● **What you need to do**
For the listing that follows, give again exactly the lines from the one with "Reproduce this chart with Plotly.js." to the one with "100, 105, 110];", including both.

● **Material supplied**
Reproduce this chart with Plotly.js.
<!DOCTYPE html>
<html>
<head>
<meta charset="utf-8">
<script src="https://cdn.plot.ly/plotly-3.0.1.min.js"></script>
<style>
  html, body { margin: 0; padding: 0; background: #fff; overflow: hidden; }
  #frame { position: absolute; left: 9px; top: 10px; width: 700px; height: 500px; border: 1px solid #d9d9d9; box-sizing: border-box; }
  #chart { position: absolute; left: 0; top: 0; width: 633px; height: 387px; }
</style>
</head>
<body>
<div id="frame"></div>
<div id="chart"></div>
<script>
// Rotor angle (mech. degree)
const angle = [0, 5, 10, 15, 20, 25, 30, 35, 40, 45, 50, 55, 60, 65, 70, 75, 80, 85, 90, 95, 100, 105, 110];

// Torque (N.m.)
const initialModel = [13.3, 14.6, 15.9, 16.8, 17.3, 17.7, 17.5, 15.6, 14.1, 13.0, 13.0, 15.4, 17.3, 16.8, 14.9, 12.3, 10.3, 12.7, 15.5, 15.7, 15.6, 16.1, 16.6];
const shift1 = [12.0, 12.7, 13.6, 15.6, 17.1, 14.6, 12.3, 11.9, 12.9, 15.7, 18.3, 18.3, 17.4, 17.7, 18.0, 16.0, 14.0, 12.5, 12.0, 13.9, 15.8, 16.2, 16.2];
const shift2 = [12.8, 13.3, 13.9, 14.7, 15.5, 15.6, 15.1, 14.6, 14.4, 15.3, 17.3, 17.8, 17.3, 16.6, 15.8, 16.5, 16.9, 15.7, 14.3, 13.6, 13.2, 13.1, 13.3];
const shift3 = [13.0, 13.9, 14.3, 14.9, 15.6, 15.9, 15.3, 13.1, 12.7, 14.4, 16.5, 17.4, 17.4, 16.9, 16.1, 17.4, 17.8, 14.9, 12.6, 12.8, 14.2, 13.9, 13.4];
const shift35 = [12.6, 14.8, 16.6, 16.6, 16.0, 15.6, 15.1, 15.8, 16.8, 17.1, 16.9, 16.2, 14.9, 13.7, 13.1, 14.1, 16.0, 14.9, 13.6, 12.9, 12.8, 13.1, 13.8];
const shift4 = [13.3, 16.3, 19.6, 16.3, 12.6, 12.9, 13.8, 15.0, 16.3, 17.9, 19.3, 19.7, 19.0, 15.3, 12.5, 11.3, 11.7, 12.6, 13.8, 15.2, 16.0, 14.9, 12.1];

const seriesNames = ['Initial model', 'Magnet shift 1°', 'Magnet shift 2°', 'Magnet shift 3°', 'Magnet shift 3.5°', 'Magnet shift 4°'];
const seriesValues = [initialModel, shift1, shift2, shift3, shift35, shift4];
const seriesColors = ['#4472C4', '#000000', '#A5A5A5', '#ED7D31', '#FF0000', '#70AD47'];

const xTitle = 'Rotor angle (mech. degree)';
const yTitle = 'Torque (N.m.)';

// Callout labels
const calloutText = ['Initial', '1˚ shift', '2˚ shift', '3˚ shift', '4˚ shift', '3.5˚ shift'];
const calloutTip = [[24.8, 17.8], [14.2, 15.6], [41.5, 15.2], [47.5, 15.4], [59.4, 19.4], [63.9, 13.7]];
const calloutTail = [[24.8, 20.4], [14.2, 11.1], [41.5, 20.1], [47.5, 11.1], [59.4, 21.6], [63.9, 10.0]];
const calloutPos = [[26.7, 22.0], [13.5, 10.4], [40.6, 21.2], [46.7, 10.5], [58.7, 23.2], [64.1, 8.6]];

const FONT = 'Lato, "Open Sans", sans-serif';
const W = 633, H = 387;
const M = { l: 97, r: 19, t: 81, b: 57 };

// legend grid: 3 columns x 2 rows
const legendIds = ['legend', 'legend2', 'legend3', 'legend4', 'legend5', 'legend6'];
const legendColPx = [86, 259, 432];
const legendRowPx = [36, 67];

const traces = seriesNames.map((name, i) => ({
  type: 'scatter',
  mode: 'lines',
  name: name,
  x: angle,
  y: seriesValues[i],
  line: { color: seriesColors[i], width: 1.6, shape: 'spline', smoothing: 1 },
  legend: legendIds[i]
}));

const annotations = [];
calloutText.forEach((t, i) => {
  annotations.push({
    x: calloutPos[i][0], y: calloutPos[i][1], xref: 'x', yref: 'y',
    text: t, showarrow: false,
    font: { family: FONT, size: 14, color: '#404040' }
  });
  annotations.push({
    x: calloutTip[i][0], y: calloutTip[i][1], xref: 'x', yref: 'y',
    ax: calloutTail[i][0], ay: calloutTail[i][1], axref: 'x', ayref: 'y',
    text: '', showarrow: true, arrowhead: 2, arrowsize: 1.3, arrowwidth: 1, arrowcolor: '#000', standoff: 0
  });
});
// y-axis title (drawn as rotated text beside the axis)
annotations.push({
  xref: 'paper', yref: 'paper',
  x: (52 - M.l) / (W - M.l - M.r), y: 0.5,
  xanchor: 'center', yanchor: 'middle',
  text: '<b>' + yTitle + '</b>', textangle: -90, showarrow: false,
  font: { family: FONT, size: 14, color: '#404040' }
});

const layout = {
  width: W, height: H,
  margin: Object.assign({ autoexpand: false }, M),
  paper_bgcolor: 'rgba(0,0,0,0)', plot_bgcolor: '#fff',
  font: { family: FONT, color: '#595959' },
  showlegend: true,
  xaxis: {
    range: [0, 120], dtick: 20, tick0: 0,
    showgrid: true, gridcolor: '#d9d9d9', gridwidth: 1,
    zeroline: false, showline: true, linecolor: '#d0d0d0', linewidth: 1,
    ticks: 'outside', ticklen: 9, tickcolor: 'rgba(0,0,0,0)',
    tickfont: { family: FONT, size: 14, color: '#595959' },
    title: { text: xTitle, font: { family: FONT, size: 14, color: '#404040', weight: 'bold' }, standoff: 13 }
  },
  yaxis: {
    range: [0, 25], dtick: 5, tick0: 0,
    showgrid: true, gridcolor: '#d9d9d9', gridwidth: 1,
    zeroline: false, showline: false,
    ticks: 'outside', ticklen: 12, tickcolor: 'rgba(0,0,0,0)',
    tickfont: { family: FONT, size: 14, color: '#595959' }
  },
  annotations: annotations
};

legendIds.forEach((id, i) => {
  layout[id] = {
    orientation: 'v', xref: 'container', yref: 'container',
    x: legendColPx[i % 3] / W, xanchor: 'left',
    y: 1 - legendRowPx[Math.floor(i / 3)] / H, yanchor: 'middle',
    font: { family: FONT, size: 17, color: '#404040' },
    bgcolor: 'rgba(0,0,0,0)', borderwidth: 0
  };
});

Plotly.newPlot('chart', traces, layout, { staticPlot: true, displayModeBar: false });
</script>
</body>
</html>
--
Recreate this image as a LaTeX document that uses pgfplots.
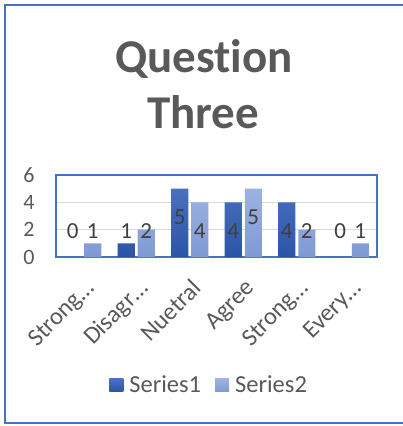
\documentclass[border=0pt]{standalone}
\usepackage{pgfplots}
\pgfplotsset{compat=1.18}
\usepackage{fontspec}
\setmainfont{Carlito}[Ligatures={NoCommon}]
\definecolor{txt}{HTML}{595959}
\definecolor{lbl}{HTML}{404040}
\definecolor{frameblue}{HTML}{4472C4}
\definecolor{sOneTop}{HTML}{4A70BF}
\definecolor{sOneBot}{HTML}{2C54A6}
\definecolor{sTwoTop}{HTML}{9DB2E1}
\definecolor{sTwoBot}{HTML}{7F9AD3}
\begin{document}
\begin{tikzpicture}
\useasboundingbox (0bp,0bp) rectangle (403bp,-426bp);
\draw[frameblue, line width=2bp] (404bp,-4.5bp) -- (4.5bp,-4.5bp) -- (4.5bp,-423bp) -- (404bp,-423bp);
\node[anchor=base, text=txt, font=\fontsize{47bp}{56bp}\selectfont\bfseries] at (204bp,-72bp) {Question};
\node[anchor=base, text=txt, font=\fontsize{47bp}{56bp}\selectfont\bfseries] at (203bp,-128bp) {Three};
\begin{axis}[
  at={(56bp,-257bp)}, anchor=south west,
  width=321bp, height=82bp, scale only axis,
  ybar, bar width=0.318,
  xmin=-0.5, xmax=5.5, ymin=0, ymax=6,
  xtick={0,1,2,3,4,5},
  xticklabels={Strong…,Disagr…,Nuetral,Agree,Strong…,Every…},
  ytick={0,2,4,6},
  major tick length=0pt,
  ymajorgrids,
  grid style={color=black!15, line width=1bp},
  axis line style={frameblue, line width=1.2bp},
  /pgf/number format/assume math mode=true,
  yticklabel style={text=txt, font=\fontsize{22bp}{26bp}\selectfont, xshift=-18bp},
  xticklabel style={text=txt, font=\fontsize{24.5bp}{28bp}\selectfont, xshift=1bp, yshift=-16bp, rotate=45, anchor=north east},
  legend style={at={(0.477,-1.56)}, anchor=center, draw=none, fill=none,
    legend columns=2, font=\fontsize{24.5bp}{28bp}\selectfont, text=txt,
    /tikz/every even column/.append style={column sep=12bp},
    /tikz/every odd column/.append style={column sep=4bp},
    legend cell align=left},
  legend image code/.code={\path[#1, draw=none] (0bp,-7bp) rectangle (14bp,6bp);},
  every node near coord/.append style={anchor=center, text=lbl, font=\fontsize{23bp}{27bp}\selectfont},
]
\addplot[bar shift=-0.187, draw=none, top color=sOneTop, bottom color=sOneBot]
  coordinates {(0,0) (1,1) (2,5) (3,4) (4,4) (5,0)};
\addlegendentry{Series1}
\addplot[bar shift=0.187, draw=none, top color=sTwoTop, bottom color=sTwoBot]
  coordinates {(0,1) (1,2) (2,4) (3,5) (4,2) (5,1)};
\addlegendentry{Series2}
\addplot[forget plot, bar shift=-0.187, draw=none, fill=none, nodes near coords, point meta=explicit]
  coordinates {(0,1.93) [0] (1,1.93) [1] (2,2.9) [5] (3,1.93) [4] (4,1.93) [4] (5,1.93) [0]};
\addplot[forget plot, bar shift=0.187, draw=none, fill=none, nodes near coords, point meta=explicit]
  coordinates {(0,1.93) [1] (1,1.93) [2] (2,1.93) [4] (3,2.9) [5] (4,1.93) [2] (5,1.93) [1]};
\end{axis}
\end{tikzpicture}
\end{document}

● **Task solution**
Reproduce this chart with Plotly.js.
<!DOCTYPE html>
<html>
<head>
<meta charset="utf-8">
<script src="https://cdn.plot.ly/plotly-3.0.1.min.js"></script>
<style>
  html, body { margin: 0; padding: 0; background: #fff; overflow: hidden; }
  #frame { position: absolute; left: 9px; top: 10px; width: 700px; height: 500px; border: 1px solid #d9d9d9; box-sizing: border-box; }
  #chart { position: absolute; left: 0; top: 0; width: 633px; height: 387px; }
</style>
</head>
<body>
<div id="frame"></div>
<div id="chart"></div>
<script>
// Rotor angle (mech. degree)
const angle = [0, 5, 10, 15, 20, 25, 30, 35, 40, 45, 50, 55, 60, 65, 70, 75, 80, 85, 90, 95, 100, 105, 110];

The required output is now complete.